Large coupled bending and torsional deformation of an elastic rod subjected to fluid flow

• 3D reconfiguration of plants is idealized as flexible anisotropic rods.
• Kirchhoff theory of rods is coupled with a semi-empirical drag formulation.
• Flexible anisotropically reinforced rods are tested in a wind tunnel.
• A modified Cauchy number can characterize the 3D reconfiguration of rods.
• The Vogel exponent is independent of the bending/torsion coupling.

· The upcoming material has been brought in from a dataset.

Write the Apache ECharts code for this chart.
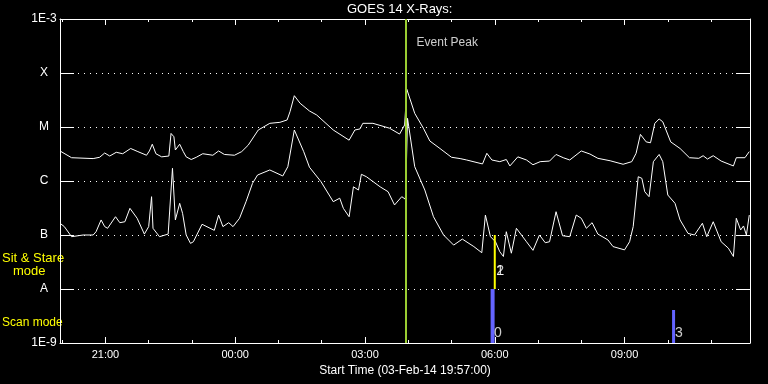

In the present work, we seek to understand the fundamental mechanisms of three-dimensional reconfiguration of plants by studying the large deformation of a flexible rod in fluid flow. Flexible rods made of polyurethane foam and reinforced with nylon fibers are tested in a wind tunnel. The rods have bending–torsion coupling which induces a torsional deformation during asymmetric bending. A mathematical model is also developed by coupling the Kirchhoff rod theory with a semi-empirical drag formulation. Different alignments of the material frame with respect to the flow direction and a range of structural properties are considered to study their effect on the deformation of the flexible rod and its drag scaling. Results show that twisting causes the flexible rods to reorient and bend with the minimum bending rigidity. It is also found that the Vogel exponent of a reconfiguring rod is not affected by torsion. Finally, using a proper set of dimensionless numbers, the state of a bending and twisting rod is characterized as a beam undergoing a pure bending deformation.